Und das machen Sie, seit Sie ...

... seit ich 16 war. Über vierzig Jahre mittlerweile. Reich wird man davon nicht, aber ich konnte immer davon leben. Und wissen Sie was? Ich möchte keine einzige Stunde missen. Vor allem nicht die Morgenstunden, die sind unbezahlbar. Wenn da draußen die Sonne aufgeht – es gibt nichts Schöneres auf der Welt.

Wenn Ubbo Looden von seinen Tagen und Nächten auf See erzählt, wird er beinahe philosophisch, die Stille, die Leere, der endlose Himmel. Und langweilig sei es auch nie gewesen, sagt er, er habe sich ja um alles kümmern müssen, um das Schiff, um die Netze, um die Elektrik an Bord. Und natürlich um die Krabben. Das seien faszinierende Tiere, meint er.

Krabben? Warum das denn?

Die spüren oft lange vor uns Fischern, woher der Wind weht. Beziehungsweise: Bevor Wind und Wetter sich ändern. Dabei sind die doch tief unten im Wasser! Und trotzdem merken die vor uns, wenn schlechtes Wetter im Anzug ist. Dann stehen wir oben an Deck noch in der Sonne, und der Himmel ist blau, und plötzlich geht uns keine Krabbe mehr ins Netz. Dann sind die weg, in tieferes Wasser. Und eine Stunde später haben wir Schietwetter. Das ist unbegreiflich.

Wie viele Krabben fängt man denn eigentlich so als Krabbenfischer?

Das weiß man nie. Im Frühjahr am Tag vielleicht 150, 200 Kilo. Im Sommer dann 400. Und im Herbst, das ist die beste Zeit – da fängt man schon mal eine Tonne am Tag.

Ganz schön viel!

Ja, schon. Es soll aber bitte niemand behaupten, dass ein Fischer viel fangen möchte. Das ist Quatsch.
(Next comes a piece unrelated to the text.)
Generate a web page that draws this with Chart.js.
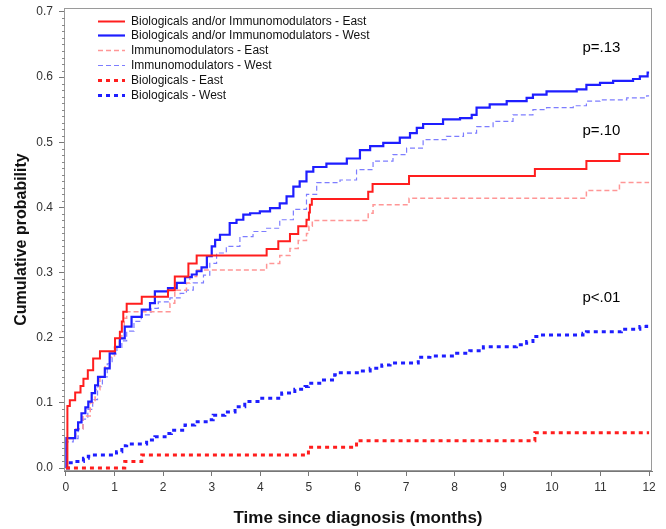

Ich möchte viel verdienen, das ist klar. Aber wenn ich viel fange, fangen die anderen ja wahrscheinlich auch viel, und der Preis geht in den Keller. Dann habe ich mehr Arbeit, aber am Ende nicht mehr Geld. Ich war immer froh, wenn es nicht so viele Krabben gab. Dann kam es nämlich auf den Fischer an. Dann haben nur diejenigen was gefangen, die wussten, bei welchem Wind und bei welchem Wetter sie wo sein mussten. Da braucht man viel Erfahrung und ein gutes Bauchgefühl.

Das klingt alles, als hätten Sie und die Krabbe eine besondere Beziehung ...

Die Krabbe begleitet mich schon mein ganzes Leben lang. Aber wirklich verstanden habe ich sie eigentlich nie.